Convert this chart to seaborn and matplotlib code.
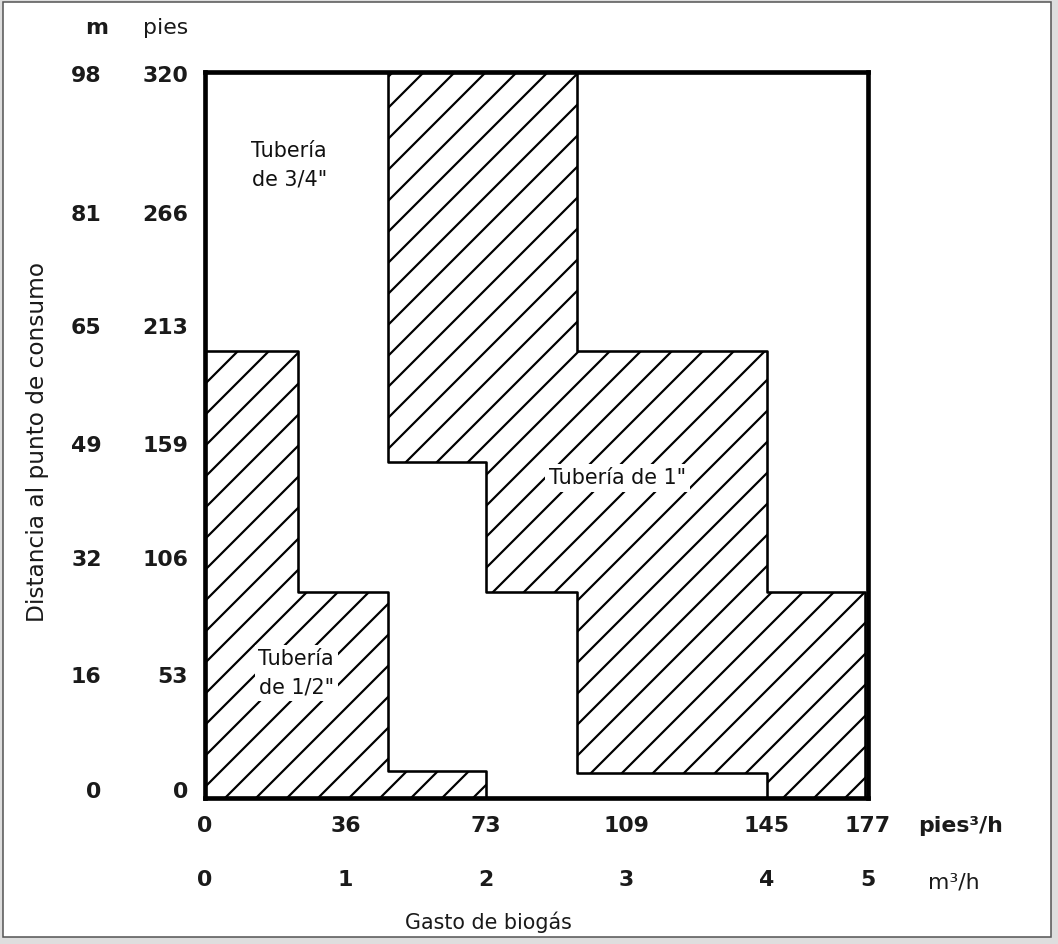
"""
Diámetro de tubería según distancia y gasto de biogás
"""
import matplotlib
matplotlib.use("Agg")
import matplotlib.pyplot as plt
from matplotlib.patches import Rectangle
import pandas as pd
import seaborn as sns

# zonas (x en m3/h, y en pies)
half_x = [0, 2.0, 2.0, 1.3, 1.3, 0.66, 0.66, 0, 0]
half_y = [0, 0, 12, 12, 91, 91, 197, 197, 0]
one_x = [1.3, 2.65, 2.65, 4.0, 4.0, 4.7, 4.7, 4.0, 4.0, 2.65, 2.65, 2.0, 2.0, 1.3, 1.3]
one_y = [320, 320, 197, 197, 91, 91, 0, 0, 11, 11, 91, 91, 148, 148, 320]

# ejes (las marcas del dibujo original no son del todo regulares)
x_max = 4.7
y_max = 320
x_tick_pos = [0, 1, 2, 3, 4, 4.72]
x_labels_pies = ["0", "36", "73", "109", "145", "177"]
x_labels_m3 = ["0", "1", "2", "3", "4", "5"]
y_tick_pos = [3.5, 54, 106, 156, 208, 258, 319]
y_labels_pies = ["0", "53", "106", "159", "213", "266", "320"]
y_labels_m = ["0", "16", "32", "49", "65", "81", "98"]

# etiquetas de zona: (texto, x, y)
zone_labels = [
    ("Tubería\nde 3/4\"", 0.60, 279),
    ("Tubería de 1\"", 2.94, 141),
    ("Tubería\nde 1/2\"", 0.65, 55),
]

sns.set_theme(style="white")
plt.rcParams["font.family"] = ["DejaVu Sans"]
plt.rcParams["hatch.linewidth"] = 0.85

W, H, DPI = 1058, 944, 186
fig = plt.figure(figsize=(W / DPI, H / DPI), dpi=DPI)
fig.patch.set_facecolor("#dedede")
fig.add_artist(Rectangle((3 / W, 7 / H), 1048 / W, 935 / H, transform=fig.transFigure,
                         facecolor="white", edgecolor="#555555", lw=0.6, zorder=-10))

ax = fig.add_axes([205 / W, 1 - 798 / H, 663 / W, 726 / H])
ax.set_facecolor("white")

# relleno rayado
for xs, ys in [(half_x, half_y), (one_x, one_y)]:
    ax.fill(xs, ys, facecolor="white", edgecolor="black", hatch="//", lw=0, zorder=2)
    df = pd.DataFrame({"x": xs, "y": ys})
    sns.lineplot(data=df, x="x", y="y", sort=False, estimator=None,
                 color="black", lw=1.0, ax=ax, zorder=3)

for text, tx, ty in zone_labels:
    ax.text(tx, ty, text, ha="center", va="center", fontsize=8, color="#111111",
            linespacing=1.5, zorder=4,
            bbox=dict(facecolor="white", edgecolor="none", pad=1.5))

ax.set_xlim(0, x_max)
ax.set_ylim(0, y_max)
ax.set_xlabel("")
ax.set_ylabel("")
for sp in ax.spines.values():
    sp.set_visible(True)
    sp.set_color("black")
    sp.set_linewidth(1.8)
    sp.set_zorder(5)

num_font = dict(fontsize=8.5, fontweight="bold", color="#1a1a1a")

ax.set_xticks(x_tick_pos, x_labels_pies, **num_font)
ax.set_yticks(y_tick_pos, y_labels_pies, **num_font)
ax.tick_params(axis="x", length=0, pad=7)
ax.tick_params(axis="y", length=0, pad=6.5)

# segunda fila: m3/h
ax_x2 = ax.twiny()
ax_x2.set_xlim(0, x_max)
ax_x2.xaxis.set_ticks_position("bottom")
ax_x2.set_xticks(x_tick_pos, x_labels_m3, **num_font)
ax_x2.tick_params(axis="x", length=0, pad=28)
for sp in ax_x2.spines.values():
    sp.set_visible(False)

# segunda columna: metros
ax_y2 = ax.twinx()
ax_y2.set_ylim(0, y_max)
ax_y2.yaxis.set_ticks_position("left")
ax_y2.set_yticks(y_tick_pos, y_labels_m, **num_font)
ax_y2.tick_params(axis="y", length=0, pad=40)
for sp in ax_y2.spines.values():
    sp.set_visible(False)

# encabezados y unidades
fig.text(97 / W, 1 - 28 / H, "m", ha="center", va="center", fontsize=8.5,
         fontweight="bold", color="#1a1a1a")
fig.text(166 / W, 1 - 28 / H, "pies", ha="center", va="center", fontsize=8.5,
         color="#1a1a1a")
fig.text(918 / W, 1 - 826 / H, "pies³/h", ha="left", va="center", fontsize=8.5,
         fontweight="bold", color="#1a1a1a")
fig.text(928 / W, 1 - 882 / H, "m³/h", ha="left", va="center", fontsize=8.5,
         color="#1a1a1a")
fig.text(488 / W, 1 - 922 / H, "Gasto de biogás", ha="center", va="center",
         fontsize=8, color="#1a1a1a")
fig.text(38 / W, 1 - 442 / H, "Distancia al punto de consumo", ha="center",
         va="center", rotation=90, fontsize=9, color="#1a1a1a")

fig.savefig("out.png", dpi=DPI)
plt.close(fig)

> _TASK_: Leave out the pictures. Transcribe only the lines above, from the first through the one that contains "import seaborn as sns".

> _THE RESULT_:
Convert this chart to seaborn and matplotlib code.
"""
Diámetro de tubería según distancia y gasto de biogás
"""
import matplotlib
matplotlib.use("Agg")
import matplotlib.pyplot as plt
from matplotlib.patches import Rectangle
import pandas as pd
import seaborn as sns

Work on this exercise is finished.